■ WHAT IS REQUIRED
The data must be written out once more, precisely as given.

=== SOURCE EXCERPT ===

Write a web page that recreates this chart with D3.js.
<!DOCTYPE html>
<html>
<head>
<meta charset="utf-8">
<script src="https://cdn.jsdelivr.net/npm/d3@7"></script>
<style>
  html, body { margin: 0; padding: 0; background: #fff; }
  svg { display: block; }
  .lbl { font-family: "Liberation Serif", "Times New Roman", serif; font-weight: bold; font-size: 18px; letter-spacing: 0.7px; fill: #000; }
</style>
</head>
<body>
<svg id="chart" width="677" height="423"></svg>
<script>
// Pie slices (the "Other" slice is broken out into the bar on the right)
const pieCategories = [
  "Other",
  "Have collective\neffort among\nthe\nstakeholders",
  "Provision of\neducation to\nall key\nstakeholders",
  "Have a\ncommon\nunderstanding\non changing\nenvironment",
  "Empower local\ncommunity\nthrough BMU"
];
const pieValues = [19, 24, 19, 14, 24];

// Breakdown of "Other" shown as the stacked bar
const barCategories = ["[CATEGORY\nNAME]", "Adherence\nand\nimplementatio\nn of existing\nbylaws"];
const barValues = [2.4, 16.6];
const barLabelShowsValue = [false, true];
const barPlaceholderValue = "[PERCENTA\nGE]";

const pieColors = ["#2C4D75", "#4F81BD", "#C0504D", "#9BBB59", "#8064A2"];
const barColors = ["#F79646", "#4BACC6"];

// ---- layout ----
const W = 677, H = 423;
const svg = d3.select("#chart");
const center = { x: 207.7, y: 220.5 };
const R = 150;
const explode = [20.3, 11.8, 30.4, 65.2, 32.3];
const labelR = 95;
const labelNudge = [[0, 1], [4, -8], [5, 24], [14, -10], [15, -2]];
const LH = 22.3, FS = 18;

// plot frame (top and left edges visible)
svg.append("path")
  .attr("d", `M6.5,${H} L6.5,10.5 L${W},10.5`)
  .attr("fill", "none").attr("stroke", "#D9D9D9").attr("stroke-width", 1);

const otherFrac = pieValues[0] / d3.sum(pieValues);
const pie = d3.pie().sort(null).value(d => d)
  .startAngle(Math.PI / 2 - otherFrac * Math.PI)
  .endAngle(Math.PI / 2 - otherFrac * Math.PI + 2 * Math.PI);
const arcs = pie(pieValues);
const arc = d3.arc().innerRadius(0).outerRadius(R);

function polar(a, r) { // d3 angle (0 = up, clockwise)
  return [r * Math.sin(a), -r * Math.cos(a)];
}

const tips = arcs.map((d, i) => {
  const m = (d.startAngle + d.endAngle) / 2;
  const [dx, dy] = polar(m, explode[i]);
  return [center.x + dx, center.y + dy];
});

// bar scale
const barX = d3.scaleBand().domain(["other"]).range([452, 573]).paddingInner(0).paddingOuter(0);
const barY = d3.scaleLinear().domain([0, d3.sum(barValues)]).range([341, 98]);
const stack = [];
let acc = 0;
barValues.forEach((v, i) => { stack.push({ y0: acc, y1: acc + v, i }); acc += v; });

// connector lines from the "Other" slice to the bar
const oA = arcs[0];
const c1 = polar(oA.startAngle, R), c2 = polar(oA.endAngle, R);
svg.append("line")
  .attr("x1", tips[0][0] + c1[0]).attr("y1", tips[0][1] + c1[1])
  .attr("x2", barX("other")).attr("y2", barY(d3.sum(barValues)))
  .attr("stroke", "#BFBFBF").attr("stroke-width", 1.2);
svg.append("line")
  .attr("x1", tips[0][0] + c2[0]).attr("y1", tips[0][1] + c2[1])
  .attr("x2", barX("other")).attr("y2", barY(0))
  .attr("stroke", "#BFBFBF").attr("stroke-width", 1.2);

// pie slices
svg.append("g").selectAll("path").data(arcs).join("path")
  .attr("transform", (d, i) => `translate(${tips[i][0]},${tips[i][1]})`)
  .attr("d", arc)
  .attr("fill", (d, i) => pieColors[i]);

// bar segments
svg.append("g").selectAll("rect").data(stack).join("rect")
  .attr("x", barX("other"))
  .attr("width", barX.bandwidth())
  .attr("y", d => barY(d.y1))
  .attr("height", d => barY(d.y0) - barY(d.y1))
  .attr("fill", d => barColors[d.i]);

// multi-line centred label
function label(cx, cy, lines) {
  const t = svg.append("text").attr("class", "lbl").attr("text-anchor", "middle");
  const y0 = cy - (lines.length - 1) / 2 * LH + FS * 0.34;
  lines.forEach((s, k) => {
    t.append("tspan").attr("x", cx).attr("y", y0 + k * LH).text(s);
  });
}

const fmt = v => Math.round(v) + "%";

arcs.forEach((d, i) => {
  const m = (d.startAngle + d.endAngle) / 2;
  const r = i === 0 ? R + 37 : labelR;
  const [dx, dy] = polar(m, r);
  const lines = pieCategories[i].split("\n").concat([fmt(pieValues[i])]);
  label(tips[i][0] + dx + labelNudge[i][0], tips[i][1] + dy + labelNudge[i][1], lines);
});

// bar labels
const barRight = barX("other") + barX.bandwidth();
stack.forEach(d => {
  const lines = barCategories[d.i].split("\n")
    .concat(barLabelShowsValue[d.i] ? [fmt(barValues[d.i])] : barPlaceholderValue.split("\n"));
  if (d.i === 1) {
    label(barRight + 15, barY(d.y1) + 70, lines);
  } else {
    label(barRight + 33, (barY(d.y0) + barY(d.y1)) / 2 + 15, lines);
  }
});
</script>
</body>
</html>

===

■ CORRECT RESULT
Write a web page that recreates this chart with D3.js.
<!DOCTYPE html>
<html>
<head>
<meta charset="utf-8">
<script src="https://cdn.jsdelivr.net/npm/d3@7"></script>
<style>
  html, body { margin: 0; padding: 0; background: #fff; }
  svg { display: block; }
  .lbl { font-family: "Liberation Serif", "Times New Roman", serif; font-weight: bold; font-size: 18px; letter-spacing: 0.7px; fill: #000; }
</style>
</head>
<body>
<svg id="chart" width="677" height="423"></svg>
<script>
// Pie slices (the "Other" slice is broken out into the bar on the right)
const pieCategories = [
  "Other",
  "Have collective\neffort among\nthe\nstakeholders",
  "Provision of\neducation to\nall key\nstakeholders",
  "Have a\ncommon\nunderstanding\non changing\nenvironment",
  "Empower local\ncommunity\nthrough BMU"
];
const pieValues = [19, 24, 19, 14, 24];

// Breakdown of "Other" shown as the stacked bar
const barCategories = ["[CATEGORY\nNAME]", "Adherence\nand\nimplementatio\nn of existing\nbylaws"];
const barValues = [2.4, 16.6];
const barLabelShowsValue = [false, true];
const barPlaceholderValue = "[PERCENTA\nGE]";

const pieColors = ["#2C4D75", "#4F81BD", "#C0504D", "#9BBB59", "#8064A2"];
const barColors = ["#F79646", "#4BACC6"];

// ---- layout ----
const W = 677, H = 423;
const svg = d3.select("#chart");
const center = { x: 207.7, y: 220.5 };
const R = 150;
const explode = [20.3, 11.8, 30.4, 65.2, 32.3];
const labelR = 95;
const labelNudge = [[0, 1], [4, -8], [5, 24], [14, -10], [15, -2]];
const LH = 22.3, FS = 18;

// plot frame (top and left edges visible)
svg.append("path")
  .attr("d", `M6.5,${H} L6.5,10.5 L${W},10.5`)
  .attr("fill", "none").attr("stroke", "#D9D9D9").attr("stroke-width", 1);

const otherFrac = pieValues[0] / d3.sum(pieValues);
const pie = d3.pie().sort(null).value(d => d)
  .startAngle(Math.PI / 2 - otherFrac * Math.PI)
  .endAngle(Math.PI / 2 - otherFrac * Math.PI + 2 * Math.PI);
const arcs = pie(pieValues);
const arc = d3.arc().innerRadius(0).outerRadius(R);

function polar(a, r) { // d3 angle (0 = up, clockwise)
  return [r * Math.sin(a), -r * Math.cos(a)];
}

const tips = arcs.map((d, i) => {
  const m = (d.startAngle + d.endAngle) / 2;
  const [dx, dy] = polar(m, explode[i]);
  return [center.x + dx, center.y + dy];
});

// bar scale
const barX = d3.scaleBand().domain(["other"]).range([452, 573]).paddingInner(0).paddingOuter(0);
const barY = d3.scaleLinear().domain([0, d3.sum(barValues)]).range([341, 98]);
const stack = [];
let acc = 0;
barValues.forEach((v, i) => { stack.push({ y0: acc, y1: acc + v, i }); acc += v; });

// connector lines from the "Other" slice to the bar
const oA = arcs[0];
const c1 = polar(oA.startAngle, R), c2 = polar(oA.endAngle, R);
svg.append("line")
  .attr("x1", tips[0][0] + c1[0]).attr("y1", tips[0][1] + c1[1])
  .attr("x2", barX("other")).attr("y2", barY(d3.sum(barValues)))
  .attr("stroke", "#BFBFBF").attr("stroke-width", 1.2);
svg.append("line")
  .attr("x1", tips[0][0] + c2[0]).attr("y1", tips[0][1] + c2[1])
  .attr("x2", barX("other")).attr("y2", barY(0))
  .attr("stroke", "#BFBFBF").attr("stroke-width", 1.2);

// pie slices
svg.append("g").selectAll("path").data(arcs).join("path")
  .attr("transform", (d, i) => `translate(${tips[i][0]},${tips[i][1]})`)
  .attr("d", arc)
  .attr("fill", (d, i) => pieColors[i]);

// bar segments
svg.append("g").selectAll("rect").data(stack).join("rect")
  .attr("x", barX("other"))
  .attr("width", barX.bandwidth())
  .attr("y", d => barY(d.y1))
  .attr("height", d => barY(d.y0) - barY(d.y1))
  .attr("fill", d => barColors[d.i]);

// multi-line centred label
function label(cx, cy, lines) {
  const t = svg.append("text").attr("class", "lbl").attr("text-anchor", "middle");
  const y0 = cy - (lines.length - 1) / 2 * LH + FS * 0.34;
  lines.forEach((s, k) => {
    t.append("tspan").attr("x", cx).attr("y", y0 + k * LH).text(s);
  });
}

const fmt = v => Math.round(v) + "%";

arcs.forEach((d, i) => {
  const m = (d.startAngle + d.endAngle) / 2;
  const r = i === 0 ? R + 37 : labelR;
  const [dx, dy] = polar(m, r);
  const lines = pieCategories[i].split("\n").concat([fmt(pieValues[i])]);
  label(tips[i][0] + dx + labelNudge[i][0], tips[i][1] + dy + labelNudge[i][1], lines);
});

// bar labels
const barRight = barX("other") + barX.bandwidth();
stack.forEach(d => {
  const lines = barCategories[d.i].split("\n")
    .concat(barLabelShowsValue[d.i] ? [fmt(barValues[d.i])] : barPlaceholderValue.split("\n"));
  if (d.i === 1) {
    label(barRight + 15, barY(d.y1) + 70, lines);
  } else {
    label(barRight + 33, (barY(d.y0) + barY(d.y1)) / 2 + 15, lines);
  }
});
</script>
</body>
</html>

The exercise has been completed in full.